Life is filled will paradoxes and contradictions.  The universe itself is built upon it, for it's impossible to gain balance or equilibrium without polar ends.  Yet we humans have this hysteric need of absolutes, and that need seems to intensify when considering issues of life and death.  Our collective terror of death (especially in the west) has caused us to do very unnatural, almost grotesque, acts to preserve life - which has created a myriad of man-made contradictions which you have so eloquently pointed out this week. 

It seems to me the less we obstruct the natural forces of life (and death) in all aspects, the better we are for it.

Posted by Mary on March 31, 2006 02:52 PM


I checked out the site. Interesting! That guy s really good. But it seems like Bliss has more marketing savvy than the other professional jugglers.

Posted by Mano Singham on March 31, 2006 02:53 PM


The Jones lecture sounds very interesting. I wonder if the material is written up somewhere.

Posted by Mano Singham on March 31, 2006 02:56 PM

If you're still in the mood for more good juggling... I think this is even more impressive than Chris Bliss [], but you'll have to be the judge.

Posted by Adam Derewecki on March 31, 2006 03:55 PM

If I recall correctly the lecture was based on the research he did for his dissertation. I don't know if that has been published yet or not, but if it has it might be online somewhere.

Posted by cool on March 31, 2006 05:23 PM

Sorry I'm late to the party on this one, work has been busy as of late.

Many animals practice a similar species-specific chauvinistic behavior. A bear will kill to protect it's young and separately kill for food. As will a cat, a dog, and so forth. Do we condemn the animals for following their instincts? Someone go convince a grizzly that he/she can get by just fine if they ravaged a corn frield instead of a campground.

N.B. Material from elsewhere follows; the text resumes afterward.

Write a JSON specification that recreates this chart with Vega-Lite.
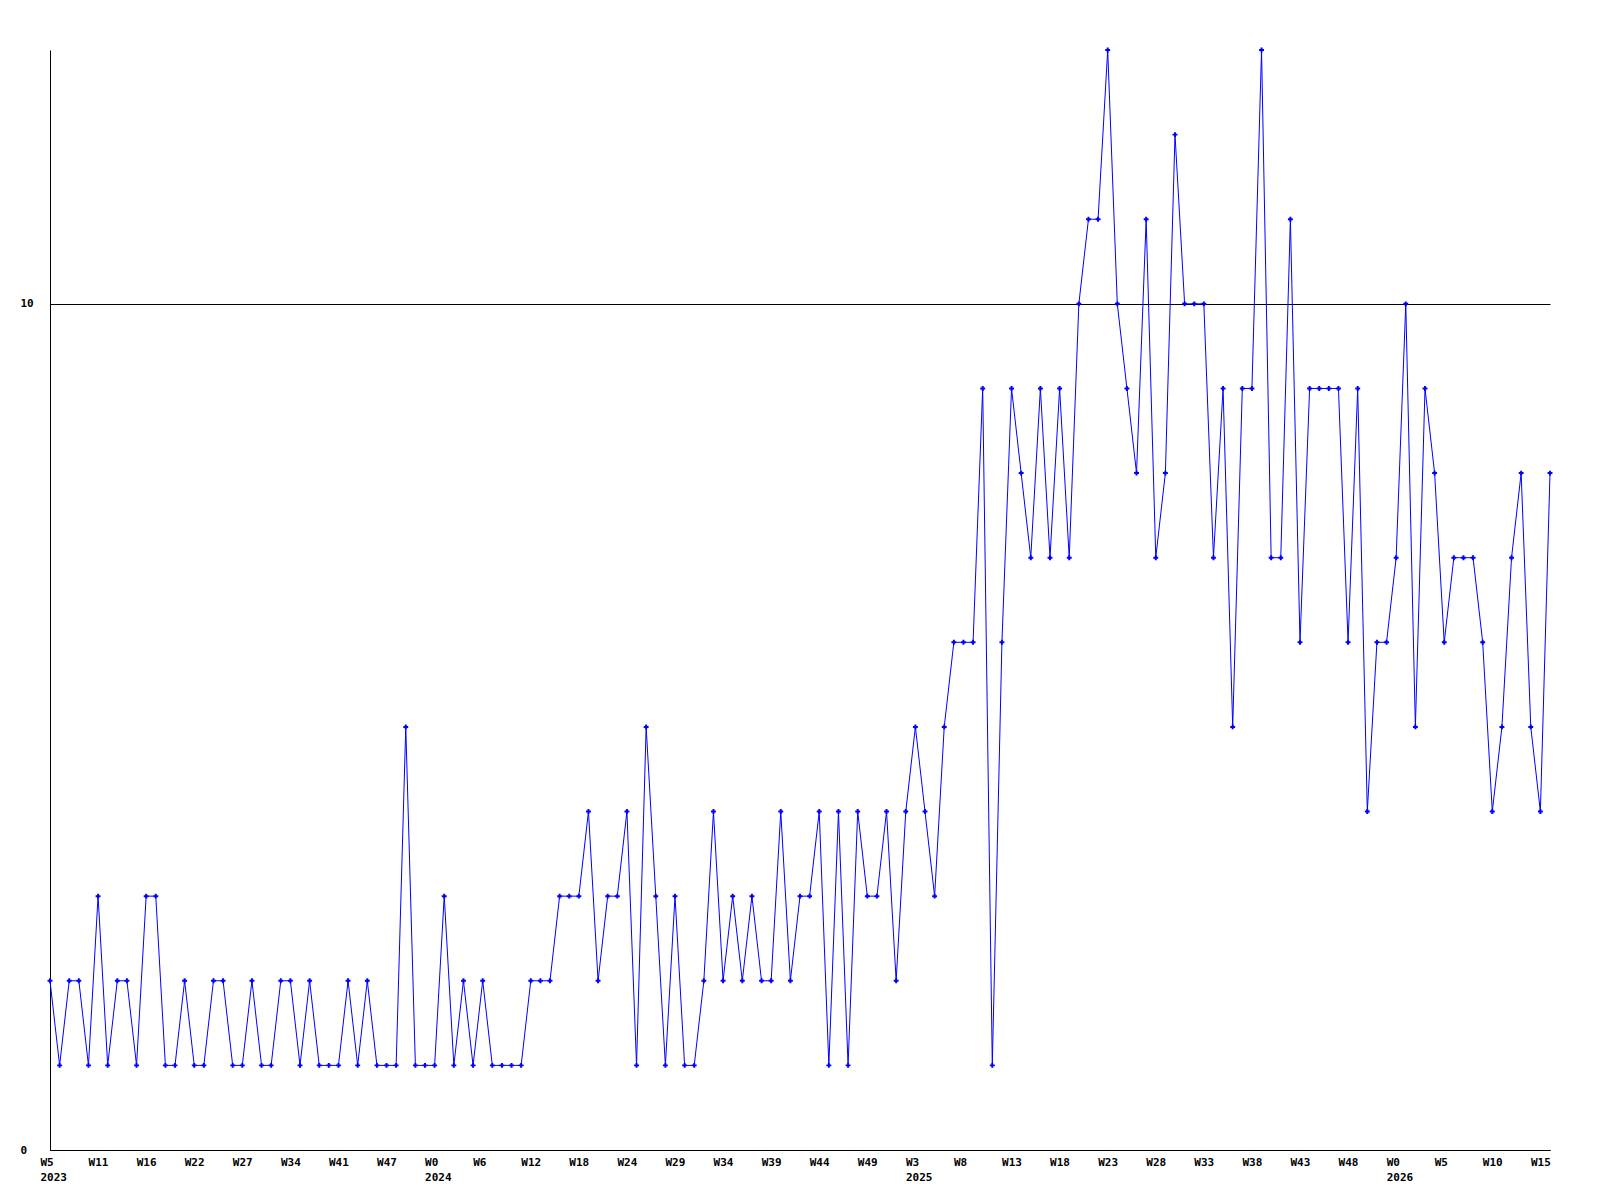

Female cats are known for eating the kittens whom they feel will not survive. Male cats will eat the young to prevent competition on the dominance ladder. This isn't killing for immediate survival - a decision is made that death is necessary given the circumstances.

I guess I just feel that death is a natural part of life.

Posted by Barry on April 5, 2006 03:11 PM


I am not sure if you are making the point that since some animals kill other species but not their own, that this is a form of species chauvinism, and that since some animals do it, then it is a 'natural' instinct and hence ok?

I am not sure that I agree with that. I think species chauvinism is a conscious, thinking, attitude and I don't know that we can ascribe it to animals. I don't think that animals think that "my species is superior to that other one so I can kill them." I suspect that animals kill based on more primal instincts and to satisfy more basic needs.

Singer did not condemn the killing of animals for food. I think he was objecting to doing it when it was not necessary, when food was plentifully available in other forms.